Bienhoff to defend master's thesis this week

Tyler Beinhoff will defend his dissertation and master's thesis this upcoming week.
Tyler Beinhoff will defend his dissertation and master's thesis this upcoming week.

Student Name: Tyler Bienhoff
Committee Members: Stephen Scott (advisor), Leen-Kiat Soh, Matthew Dwyer
Date: July 30, 2020
Time: 9:30 a.m.
Location: Zoom (https://unl.zoom.us/j/93683317686)

"Formal Language Constraints in Deep Reinforcement Learning for Self-Driving Vehicles"

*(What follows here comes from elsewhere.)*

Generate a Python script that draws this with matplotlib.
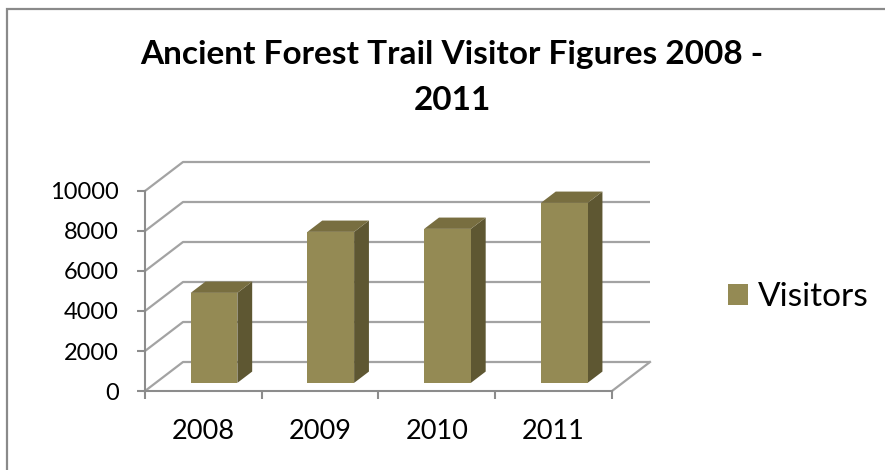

Abstract: In recent years, self-driving vehicles have become a holy grail technology that, once fully developed, could radically change the daily behaviors of people and enhance safety. The complexities of controlling a car in a constantly changing environment are too immense to directly program how the vehicle should behave in each specific scenario. Thus, a common technique when developing autonomous vehicles is to use reinforcement learning, where vehicles can be trained in simulated and real-world environments to make proper decisions in a wide variety of scenarios. Reinforcement learning models, however, have uncertainties in how the vehicle acts, especially in a previously unseen situation that can lead to dangerous situations with humans onboard or nearby. To improve the safety of the agent, we propose formal language constraints that augment a standard reinforcement learning agent while being trained in a simulated self-driving environment. The constraints help the vehicle navigate turns and other situations by penalizing the agent when an action is chosen that could lead to a dangerous situation such as a collision. Empirically, we show that the agent, with these constraints, has a slight performance improvement as well as a significant decrease in collisions. Future work can expand upon the current constraints and evaluate using different reinforcement learning algorithms with constraints for training the self-driving agent.